- _DIRECTION_:
Look over the lines below. Report each one that includes the string "chart".

begin GIVEN MATERIAL

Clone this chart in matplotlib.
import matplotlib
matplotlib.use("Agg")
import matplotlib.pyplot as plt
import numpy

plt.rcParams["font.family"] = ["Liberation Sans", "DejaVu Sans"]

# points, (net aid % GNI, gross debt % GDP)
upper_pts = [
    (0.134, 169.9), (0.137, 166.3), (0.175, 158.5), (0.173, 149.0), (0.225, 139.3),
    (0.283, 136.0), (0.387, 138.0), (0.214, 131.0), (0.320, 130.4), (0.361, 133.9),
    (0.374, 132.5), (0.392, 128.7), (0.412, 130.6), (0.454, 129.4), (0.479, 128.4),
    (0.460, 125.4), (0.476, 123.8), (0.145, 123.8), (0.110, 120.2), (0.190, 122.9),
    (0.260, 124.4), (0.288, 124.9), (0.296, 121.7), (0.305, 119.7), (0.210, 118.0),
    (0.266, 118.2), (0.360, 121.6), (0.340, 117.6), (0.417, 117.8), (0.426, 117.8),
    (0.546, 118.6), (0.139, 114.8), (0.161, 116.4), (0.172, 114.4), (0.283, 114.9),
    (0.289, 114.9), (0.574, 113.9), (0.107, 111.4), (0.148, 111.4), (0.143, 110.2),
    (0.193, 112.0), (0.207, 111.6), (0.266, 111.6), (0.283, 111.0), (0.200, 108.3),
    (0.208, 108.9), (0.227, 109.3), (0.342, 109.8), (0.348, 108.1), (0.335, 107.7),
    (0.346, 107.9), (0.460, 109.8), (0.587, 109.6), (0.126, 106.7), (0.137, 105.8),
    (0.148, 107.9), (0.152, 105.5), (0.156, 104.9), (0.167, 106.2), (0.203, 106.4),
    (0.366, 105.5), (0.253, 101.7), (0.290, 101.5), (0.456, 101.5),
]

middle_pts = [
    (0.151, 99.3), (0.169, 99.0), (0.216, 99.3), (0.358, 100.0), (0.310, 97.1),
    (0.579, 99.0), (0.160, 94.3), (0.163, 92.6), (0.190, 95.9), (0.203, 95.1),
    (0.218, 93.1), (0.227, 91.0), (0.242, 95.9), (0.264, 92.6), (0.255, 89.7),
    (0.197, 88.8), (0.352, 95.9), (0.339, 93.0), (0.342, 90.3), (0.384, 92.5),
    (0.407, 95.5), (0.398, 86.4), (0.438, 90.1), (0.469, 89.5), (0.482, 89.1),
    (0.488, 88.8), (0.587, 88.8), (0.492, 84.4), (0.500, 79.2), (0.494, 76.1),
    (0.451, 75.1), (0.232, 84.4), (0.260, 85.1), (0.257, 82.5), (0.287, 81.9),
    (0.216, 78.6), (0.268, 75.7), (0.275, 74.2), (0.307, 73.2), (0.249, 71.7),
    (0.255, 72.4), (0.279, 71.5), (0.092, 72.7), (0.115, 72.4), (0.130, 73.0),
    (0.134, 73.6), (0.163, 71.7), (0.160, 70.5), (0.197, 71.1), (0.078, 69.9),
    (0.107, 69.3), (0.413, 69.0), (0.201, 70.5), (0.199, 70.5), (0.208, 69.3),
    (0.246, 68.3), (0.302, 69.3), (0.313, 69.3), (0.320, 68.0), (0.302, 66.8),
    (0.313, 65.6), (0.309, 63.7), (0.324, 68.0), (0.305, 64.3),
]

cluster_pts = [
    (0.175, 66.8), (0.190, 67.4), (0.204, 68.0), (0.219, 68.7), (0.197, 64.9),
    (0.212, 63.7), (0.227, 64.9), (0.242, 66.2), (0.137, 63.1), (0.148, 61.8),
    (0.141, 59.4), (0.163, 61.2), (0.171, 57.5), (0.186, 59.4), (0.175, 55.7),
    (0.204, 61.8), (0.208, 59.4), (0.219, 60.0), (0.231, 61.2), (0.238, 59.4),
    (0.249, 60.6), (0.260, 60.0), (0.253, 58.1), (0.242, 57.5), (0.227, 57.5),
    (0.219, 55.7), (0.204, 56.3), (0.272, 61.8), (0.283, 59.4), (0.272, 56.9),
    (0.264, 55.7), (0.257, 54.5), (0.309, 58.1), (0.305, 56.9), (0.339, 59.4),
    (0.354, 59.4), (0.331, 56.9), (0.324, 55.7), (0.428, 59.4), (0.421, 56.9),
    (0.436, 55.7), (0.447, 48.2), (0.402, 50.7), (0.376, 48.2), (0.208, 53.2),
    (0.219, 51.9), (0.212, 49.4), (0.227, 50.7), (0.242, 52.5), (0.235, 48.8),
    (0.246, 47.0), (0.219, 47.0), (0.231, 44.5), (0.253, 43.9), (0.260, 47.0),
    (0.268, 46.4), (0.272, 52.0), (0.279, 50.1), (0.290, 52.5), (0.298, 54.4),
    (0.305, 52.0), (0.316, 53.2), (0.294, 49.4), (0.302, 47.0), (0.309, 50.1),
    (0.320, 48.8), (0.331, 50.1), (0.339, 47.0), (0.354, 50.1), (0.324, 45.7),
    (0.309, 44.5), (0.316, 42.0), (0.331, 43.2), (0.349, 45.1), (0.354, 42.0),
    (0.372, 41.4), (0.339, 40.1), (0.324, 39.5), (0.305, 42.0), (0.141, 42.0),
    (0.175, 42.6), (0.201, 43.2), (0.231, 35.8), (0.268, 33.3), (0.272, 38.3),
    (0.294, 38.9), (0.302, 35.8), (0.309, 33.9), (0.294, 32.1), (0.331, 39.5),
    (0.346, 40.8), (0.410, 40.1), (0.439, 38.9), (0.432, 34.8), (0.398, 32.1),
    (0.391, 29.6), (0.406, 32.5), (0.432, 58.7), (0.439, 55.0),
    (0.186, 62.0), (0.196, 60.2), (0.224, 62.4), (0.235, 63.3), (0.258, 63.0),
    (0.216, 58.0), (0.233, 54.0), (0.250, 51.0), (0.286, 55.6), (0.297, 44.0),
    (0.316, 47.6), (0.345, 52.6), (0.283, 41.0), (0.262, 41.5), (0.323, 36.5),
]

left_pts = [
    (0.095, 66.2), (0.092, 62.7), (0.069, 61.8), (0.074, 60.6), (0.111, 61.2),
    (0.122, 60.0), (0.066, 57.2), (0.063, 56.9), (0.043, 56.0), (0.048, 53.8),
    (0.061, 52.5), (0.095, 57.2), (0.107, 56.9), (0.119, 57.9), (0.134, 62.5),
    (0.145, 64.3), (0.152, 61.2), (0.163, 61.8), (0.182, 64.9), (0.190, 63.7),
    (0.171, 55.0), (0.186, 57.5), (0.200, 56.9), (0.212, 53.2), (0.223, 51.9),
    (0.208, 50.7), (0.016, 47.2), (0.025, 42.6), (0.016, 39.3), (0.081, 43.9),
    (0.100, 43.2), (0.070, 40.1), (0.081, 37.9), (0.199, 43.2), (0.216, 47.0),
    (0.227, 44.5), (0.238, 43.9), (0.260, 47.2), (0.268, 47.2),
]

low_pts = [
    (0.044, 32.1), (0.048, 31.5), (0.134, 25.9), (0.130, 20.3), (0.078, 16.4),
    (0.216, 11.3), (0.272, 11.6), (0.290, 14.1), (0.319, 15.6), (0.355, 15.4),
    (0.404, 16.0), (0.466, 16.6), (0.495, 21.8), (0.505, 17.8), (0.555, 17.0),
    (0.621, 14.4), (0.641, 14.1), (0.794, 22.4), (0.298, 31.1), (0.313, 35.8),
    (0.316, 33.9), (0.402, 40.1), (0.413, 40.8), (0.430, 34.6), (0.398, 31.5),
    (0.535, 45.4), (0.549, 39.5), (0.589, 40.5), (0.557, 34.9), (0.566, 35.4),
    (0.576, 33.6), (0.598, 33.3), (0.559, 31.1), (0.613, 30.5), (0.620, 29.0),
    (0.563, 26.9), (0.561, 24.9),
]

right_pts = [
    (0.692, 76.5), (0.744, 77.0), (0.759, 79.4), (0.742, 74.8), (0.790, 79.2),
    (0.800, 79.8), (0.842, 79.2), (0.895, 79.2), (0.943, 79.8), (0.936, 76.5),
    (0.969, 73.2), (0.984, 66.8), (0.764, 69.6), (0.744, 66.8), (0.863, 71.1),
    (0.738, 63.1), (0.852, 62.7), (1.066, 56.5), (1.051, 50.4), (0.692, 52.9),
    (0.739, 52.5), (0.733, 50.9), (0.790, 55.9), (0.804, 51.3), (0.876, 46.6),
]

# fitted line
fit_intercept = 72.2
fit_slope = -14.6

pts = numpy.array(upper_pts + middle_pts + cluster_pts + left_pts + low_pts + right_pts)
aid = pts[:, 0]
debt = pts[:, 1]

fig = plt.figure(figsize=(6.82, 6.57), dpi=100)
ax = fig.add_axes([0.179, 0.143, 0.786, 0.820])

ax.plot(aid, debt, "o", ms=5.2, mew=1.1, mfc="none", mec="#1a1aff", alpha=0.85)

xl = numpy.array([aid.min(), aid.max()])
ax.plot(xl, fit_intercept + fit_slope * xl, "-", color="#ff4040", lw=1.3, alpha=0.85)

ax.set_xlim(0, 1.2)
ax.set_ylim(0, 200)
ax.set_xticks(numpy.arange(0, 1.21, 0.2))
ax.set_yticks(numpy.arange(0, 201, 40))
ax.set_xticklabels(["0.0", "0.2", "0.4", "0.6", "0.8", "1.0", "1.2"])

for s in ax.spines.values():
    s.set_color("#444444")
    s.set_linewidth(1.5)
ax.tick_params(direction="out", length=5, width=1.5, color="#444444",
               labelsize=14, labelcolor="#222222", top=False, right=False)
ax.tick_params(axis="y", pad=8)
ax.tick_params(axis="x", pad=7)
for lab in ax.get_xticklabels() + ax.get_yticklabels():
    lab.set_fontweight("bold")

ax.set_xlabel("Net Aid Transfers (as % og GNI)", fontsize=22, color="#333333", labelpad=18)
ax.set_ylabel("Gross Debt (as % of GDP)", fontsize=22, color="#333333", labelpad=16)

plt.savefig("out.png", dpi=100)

end GIVEN MATERIAL

- _EXERCISE RESULT_:
Clone this chart in matplotlib.

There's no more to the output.